A peine l'eut - il mis en état, qu'il découvre le 9 [p. 54] Juin 1743 le vaisseau espagnol tant desiré; alors il l'attaque avec des forces plus que de moitié inférieures, mais ses manoeuvres savantes lui donnerent la victoire. Il entre vainqueur dans Canton avec cette riche proie, refusant en même tems de payer à l'empereur de la Chine des impôts que doivent tous les navires étrangers; il prétendoit qu'un vaisseau de guerre n'en devoit pas: sa conduite ferme en imposa: le gouverneur de Canton lui donna une audience, à laquelle il fut conduit à travers deux haies de soldats au nombre de dix mille. Au sortir de cette audience, il mit à la voile pour retourner dans sa patrie par les îles de la Sonde & par le cap de Bonne - Espérance. Ayant ainsi fait le tour du monde en victorieux, il aborde en Angleterre le 4 Juin 1744, après un voyage de trois ans & demi.

Arrivé dans sa patrie, il fit porter à Londres en triomphe sur 32 chariots, au son des tambours & des trompettes, & aux acclamations de la multitude, les richesses qu'il avoit conquises. Ses différentes prises se montoient en or & en argent à dix millions monnoie de France, qui furent le prix du commodore, de ses officiers, des matelots & des soldats, sans que le roi entrât en partage du fruit de leurs fatigues & de leur valeur. Il fit plus, il créa Georges Anson pair de la grande Bretagne, & dans la nouvelle guerre contre la France il l'a nommé chef de l'amirauté. C'est dans ce haut poste, récompense de son mérite, qu'il dirige encore les expéditions, la gloire & les succès des forces navales d'Angleterre. (Le Chevalier de Jaucourt)

NAVIGATION (Page 11:54)

NAVIGATION, s. f. (Hydrographie.) c'est l'art ou l'action de naviguer ou de conduire un navire d'un lieu dans un autre par le chemin le plus sûr, le plus court & le plus commode. Voyez Navire, &c.

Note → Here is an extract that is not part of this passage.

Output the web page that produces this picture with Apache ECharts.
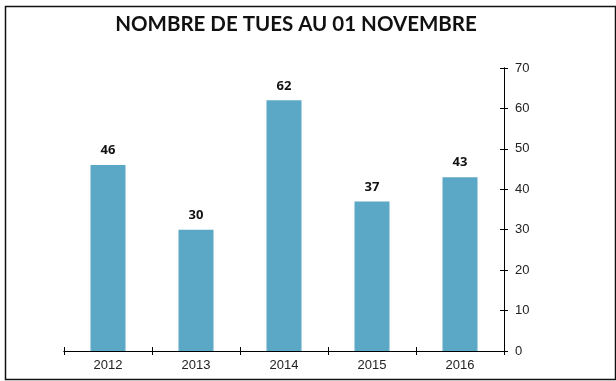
<!DOCTYPE html>
<html>
<head>
<meta charset="utf-8">
<script src="https://cdn.jsdelivr.net/npm/echarts@6/dist/echarts.min.js"></script>
<style>
html,body{margin:0;padding:0;background:#fff;}
#c{width:616px;height:381px;}
</style>
</head>
<body>
<div id="c"></div>
<script>
const categories = ['2012', '2013', '2014', '2015', '2016'];
const values = [46, 30, 62, 37, 43];
const yTicks = [0, 10, 20, 30, 40, 50, 60, 70];

const chart = echarts.init(document.getElementById('c'));
const axisLine = { show: true, lineStyle: { color: '#000', width: 1 } };
chart.setOption({
  animation: false,
  title: {
    text: 'NOMBRE DE TUES AU 01 NOVEMBRE',
    left: 291, textAlign: 'center', top: 9,
    textStyle: { fontFamily: 'Lato', fontWeight: 'bold', fontSize: 20.5, color: '#111' }
  },
  graphic: [{
    type: 'rect', left: 3, top: 4,
    shape: { width: 610, height: 373 },
    style: { fill: 'none', stroke: '#111', lineWidth: 1.5 }
  }],
  grid: { left: 64, right: 112, top: 68, bottom: 30 },
  xAxis: [{
    type: 'category', data: categories, position: 'bottom',
    axisLine: axisLine,
    axisTick: { show: true, length: 4, lineStyle: { color: '#000' } },
    axisLabel: { color: '#222', fontFamily: 'Liberation Sans', fontSize: 13, margin: 8 }
  }, {
    type: 'category', data: categories, position: 'bottom',
    axisLine: axisLine,
    axisTick: { show: true, inside: true, length: 4, lineStyle: { color: '#000' } },
    axisLabel: { show: false }
  }],
  yAxis: [{
    type: 'value', position: 'right', min: yTicks[0], max: yTicks[yTicks.length - 1], interval: 10,
    axisLine: axisLine,
    axisTick: { show: true, length: 4, lineStyle: { color: '#000' } },
    splitLine: { show: false },
    axisLabel: { color: '#222', fontFamily: 'Liberation Sans', fontSize: 13, margin: 11 }
  }, {
    type: 'value', position: 'right', min: yTicks[0], max: yTicks[yTicks.length - 1], interval: 10,
    axisLine: axisLine,
    axisTick: { show: true, inside: true, length: 4, lineStyle: { color: '#000' } },
    splitLine: { show: false },
    axisLabel: { show: false }
  }],
  series: [{
    type: 'bar', data: values, barWidth: 35,
    xAxisIndex: 0, yAxisIndex: 0,
    itemStyle: { color: '#5ba7c6' },
    label: {
      show: true, position: 'top', distance: 8,
      fontFamily: 'Open Sans', fontWeight: 'bold', fontSize: 13, color: '#111'
    }
  }]
});
</script>
</body>
</html>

Cet art, dans le sens le plus étendu qu'on puisse donner au mot qui l'exprime, comprend trois parties; 1°. l'art de construire, de bâtir les vaisseaux, voyez Construction; 2°. l'art de les charger, voyez Lest & Arrimage; 3°. l'art de les conduire sur la mer, qui est l'art de la Navigation proprement dit.

Dans ce dernier sens limité, la Navigation est commune ou propre.

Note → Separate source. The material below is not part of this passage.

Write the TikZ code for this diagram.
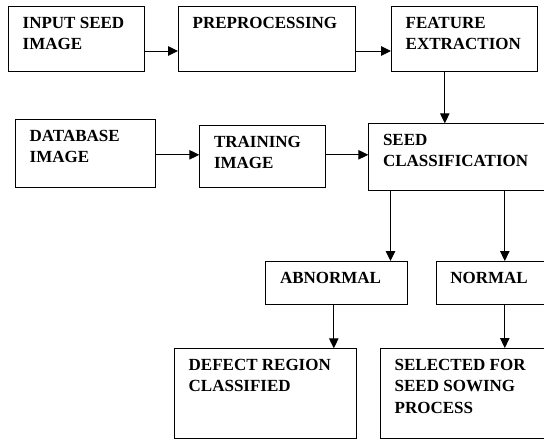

La Navigation commune, autrement appellée Navigation le long des côtes, est celle qui se fait d'un port dans un autre su ué sur la même côte ou sur une côte voisine, pourvu que le vaisseau s'éloigne presqu'entierement de la vûe des côtes & ne trouve plus de fond. Voyez Cabotage.

Dans cette navigation il suffit d'avoir un peu de connoissance des terres, du compas, & de la ligne avec laquelle les marins sondent. Voyez Compas, Sonde, &c.

Navigation propre se dit quand le voyage est long & se fait en plein Océan.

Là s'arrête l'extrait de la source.